I’m using the brms package to test the overall change in a hurdle model. I have two time periods for two treatment groups of individual observations and I want to see if there’s a difference in overall change in the average between the groups. I’m not sure what to do if the both the hurdle (0’s) and non-zero’s average increase. Also, I have concerns I’m not including the random intercepts in the testing appropriately, especially because they are important and correlated between the two parts of the model.

Attached is some R code to simulate and analyze similar data. In the analysis, the interaction effect for time period and treatment is different from 0 for both parts of the hurdle model, but the changes roughly cancel out each other. This can be seen in the marginal effects plots.

I have two hypothesis set up for testing. One uses fitted values and the other uses model parameters. While they agree in this case, is one of them better to use and why?

library(MASS)
library(brms)
library(ggplot2)

set.seed(08102018)
## Simulate data
# Subject IDs, Covariates
n_obs <- 2000
outcomes_sim <- data.frame(subject = rep(seq(1, n_obs), each = 2),
                           time_period = rep(c(0, 1), times = n_obs/2),
                           treatment = rep(c(0, 1), each = n_obs/2))

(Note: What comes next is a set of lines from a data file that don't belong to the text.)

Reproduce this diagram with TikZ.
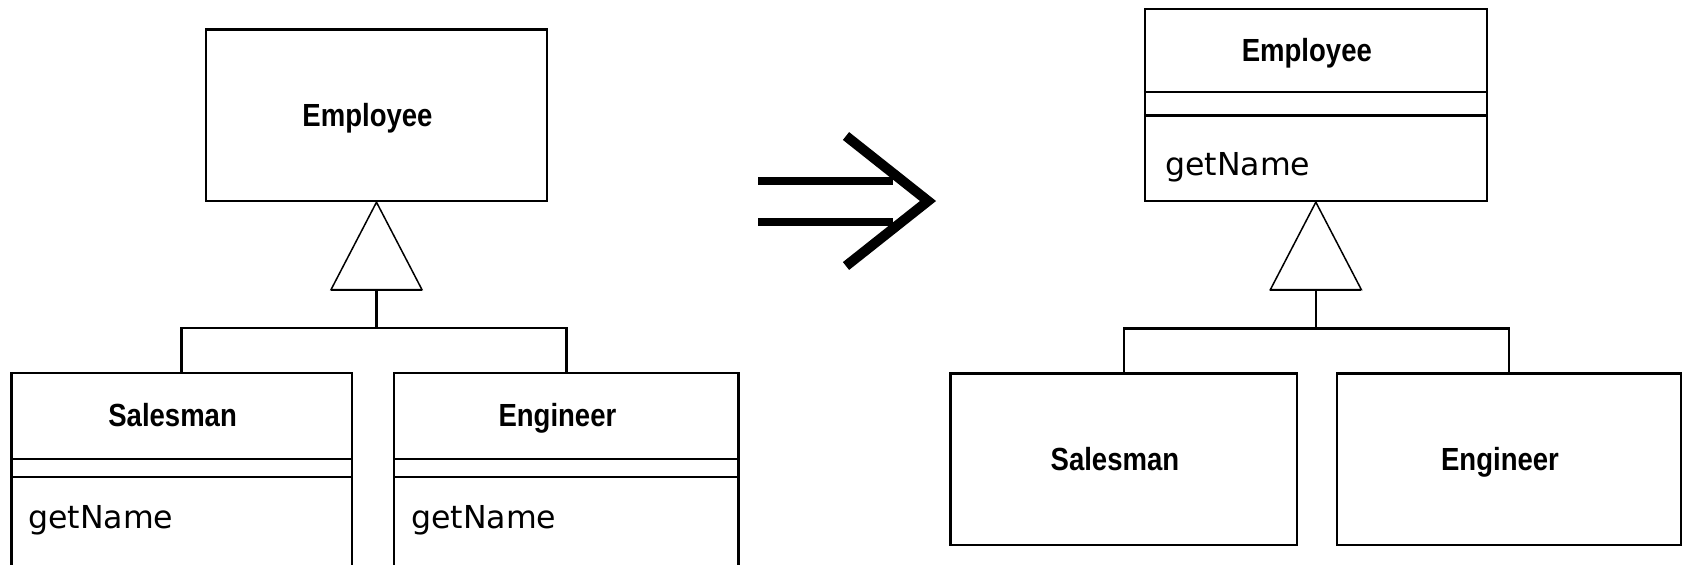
\documentclass[tikz,border=0pt]{standalone}
\usepackage{fontspec}
\usepackage{graphicx}
\newfontfamily\clsfont{Liberation Sans}
\newfontfamily\opfont{DejaVu Sans}
\usetikzlibrary{calc}
\begin{document}
\begin{tikzpicture}[x=0.5pt,y=-0.5pt,
  box/.style={draw, line width=1.15pt, rectangle, inner sep=0pt, fill=white},
  clsname/.style={font=\clsfont\bfseries\fontsize{16}{16}\selectfont, inner sep=0pt, anchor=base},
  op/.style={font=\opfont\fontsize{15.8}{16}\selectfont, inner sep=0pt, anchor=base west},
  link/.style={line width=1.15pt},
  gen/.style={line width=0.75pt, line join=miter},
  bigarrow/.style={line width=5pt}
  ]
\useasboundingbox (0,0) rectangle (1688,564);
\fill[white] (0,0) rectangle (1688,564);

% ---------- left diagram ----------
\node[box, minimum width=170.8pt, minimum height=85.85pt] (lemp) at (376.5,115.2) {};
\node[box, minimum width=170.1pt, minimum height=113.35pt] (lsales) at (181.6,486.65) {};
\node[box, minimum width=172.1pt, minimum height=113.35pt] (leng) at (566.4,486.65) {};

\node[clsname] (lempN) at ($(lemp.center)+(-9,11.5)$) {\scalebox{0.86}[1]{Employee}};
\node[clsname] (lsalesN) at ($(lsales.north)+(-9,54.8)$) {\scalebox{0.86}[1]{Salesman}};
\node[clsname] (lengN) at ($(leng.north)+(-9,54.8)$) {\scalebox{0.86}[1]{Engineer}};

\draw[link] ($(lsales.north west)+(0,86.7)$) -- ($(lsales.north east)+(0,86.7)$);
\draw[link] ($(lsales.north west)+(0,105)$) -- ($(lsales.north east)+(0,105)$);
\draw[link] ($(leng.north west)+(0,86.7)$) -- ($(leng.north east)+(0,86.7)$);
\draw[link] ($(leng.north west)+(0,105)$) -- ($(leng.north east)+(0,105)$);

\node[op] (lsalesOp) at ($(lsales.north west)+(17.5,156)$) {getName};
\node[op] (lengOp) at ($(leng.north west)+(17.7,156)$) {getName};

\draw[gen] (lemp.south) -- ++(-45.5,87.5) coordinate (ltl) -- ++(91,0) coordinate (ltr) -- cycle;
\draw[link] (ltl) -- (ltr);
\coordinate (ltb) at ($(lemp.south)+(0,87.5)$);
\coordinate (ljoin) at ($(lsales.north)+(0,-44)$);
\draw[link] (ltb) -- (ltb |- ljoin);
\draw[link] (lsales.north) -- (ljoin) -| (leng.north);

% ---------- transformation arrow ----------
\draw[line width=4pt] (758,181) -- (893,181);
\draw[line width=4pt] (758,221.7) -- (893,221.7);
\draw[bigarrow, line join=miter] (846,136) -- (928,201) -- (846,266);

% ---------- right diagram ----------
\node[box, minimum width=170.85pt, minimum height=95.85pt] (remp) at (1315.85,105.15) {};
\node[box, minimum width=173.3pt, minimum height=85.75pt] (rsales) at (1123.9,459.25) {};
\node[box, minimum width=172pt, minimum height=85.75pt] (reng) at (1509,459.25) {};

\node[clsname] (rempN) at ($(remp.north)+(-9,53.5)$) {\scalebox{0.86}[1]{Employee}};
\node[clsname] (rsalesN) at ($(rsales.center)+(-9,11.5)$) {\scalebox{0.86}[1]{Salesman}};
\node[clsname] (rengN) at ($(reng.center)+(-9,11.5)$) {\scalebox{0.86}[1]{Engineer}};

\draw[link] ($(remp.north west)+(0,84)$) -- ($(remp.north east)+(0,84)$);
\draw[link] ($(remp.north west)+(0,107.4)$) -- ($(remp.north east)+(0,107.4)$);
\node[op] (rempOp) at ($(remp.north west)+(21,167)$) {getName};

\draw[gen] (remp.south) -- ++(-45.5,87.5) coordinate (rtl) -- ++(91,0) coordinate (rtr) -- cycle;
\draw[link] (rtl) -- (rtr);
\coordinate (rtb) at ($(remp.south)+(0,87.5)$);
\coordinate (rjoin) at ($(rsales.north)+(0,-44)$);
\draw[link] (rtb) -- (rtb |- rjoin);
\draw[link] (rsales.north) -- (rjoin) -| (reng.north);
\end{tikzpicture}
\end{document}
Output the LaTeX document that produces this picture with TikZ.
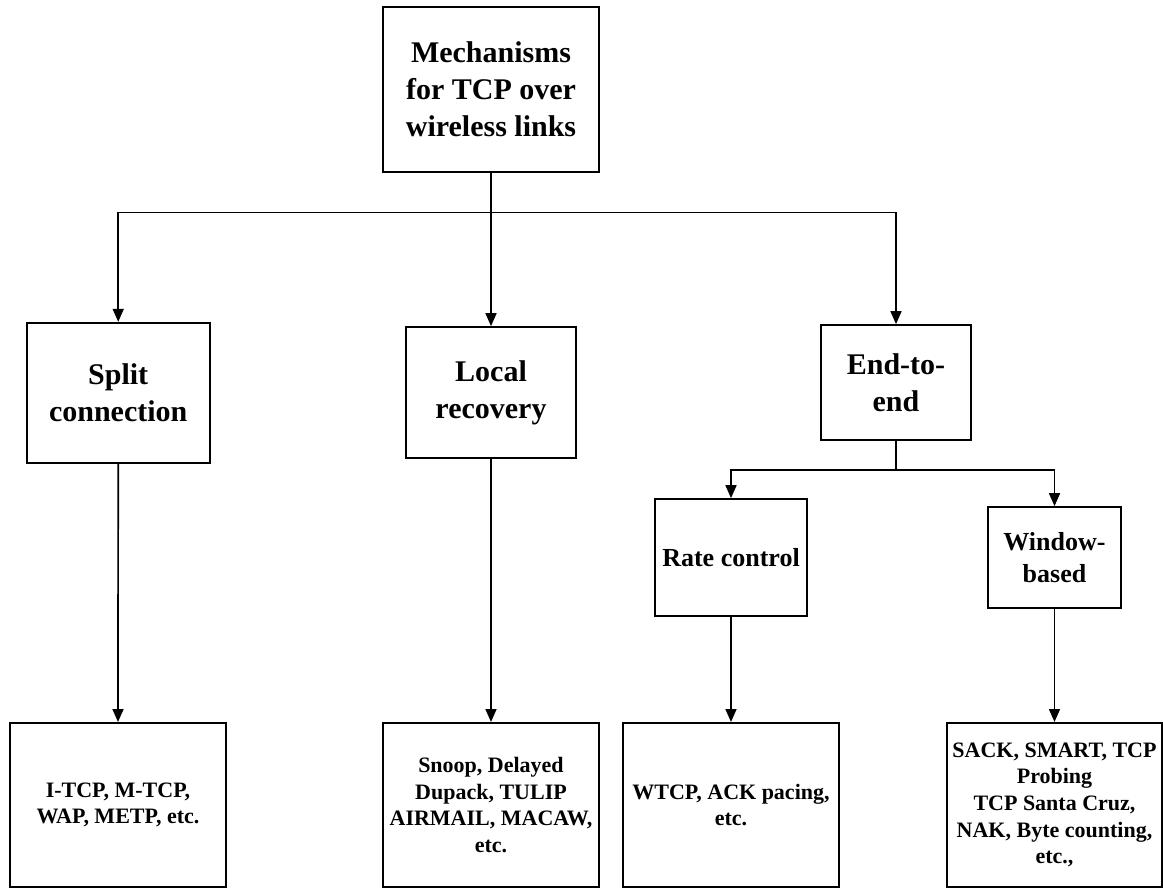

# Correlated Random Effects
random_effects <- mvrnorm(n = n_obs, 
                          mu = c(0, 0),
                          Sigma = matrix(c(1, sqrt(1)*sqrt(1.5)*-.6, sqrt(1)*sqrt(1.5)*-.6, 1.5),
                                         nrow = 2))
outcomes_sim$gamma_random_effect <- rep(random_effects[, 1], each = 2)
outcomes_sim$logistic_random_effect <- rep(random_effects[, 2], each = 2)

# Interaction variable
outcomes_sim$interaction <- outcomes_sim$time_period * outcomes_sim$treatment

## Gamma
# Baseline, average = 500, log link
mu <- log(300)

# Time Period Effect
tp <- 0

# Treatment Effect
trt <- 0

# Interaction
tp_trt <- log(345) - mu

# Shape
shape <- 1.7

# Rate, log link
rate <- shape / exp( mu + 
                      outcomes_sim$gamma_random_effect +
                      outcomes_sim$time_period * tp +
                      outcomes_sim$treatment * trt +
                      outcomes_sim$interaction * tp_trt)

# Gamma result
outcomes_sim$gamma <- rgamma(n = length(unique(outcomes_sim$subject)), 
                             shape = shape, 
                             rate = rate)

## Logistic
# Baseline = .1
mu <- log(.06 / (1-.06))

# Time Period Effect
tp <- 0

# Treatment Effect
trt <- 0

# Interaction
tp_trt <- log(.18 / (1-.18)) - mu

# Probability
prob <- plogis(mu +
  outcomes_sim$logistic_random_effect +
  outcomes_sim$time_period * tp +
  outcomes_sim$treatment * trt +
  outcomes_sim$interaction * tp_trt)

# Logistic result
outcomes_sim$logistic <- rbinom(n = length(unique(outcomes_sim$subject)), 
                                size = 1,
                                prob = 1 - prob)

## Hurdle 
outcomes_sim$y <- outcomes_sim$gamma * outcomes_sim$logistic

ggplot(data = outcomes_sim, aes(y)) +
  geom_histogram(binwidth = 100) +
  facet_grid(treatment ~ time_period, labeller = label_both)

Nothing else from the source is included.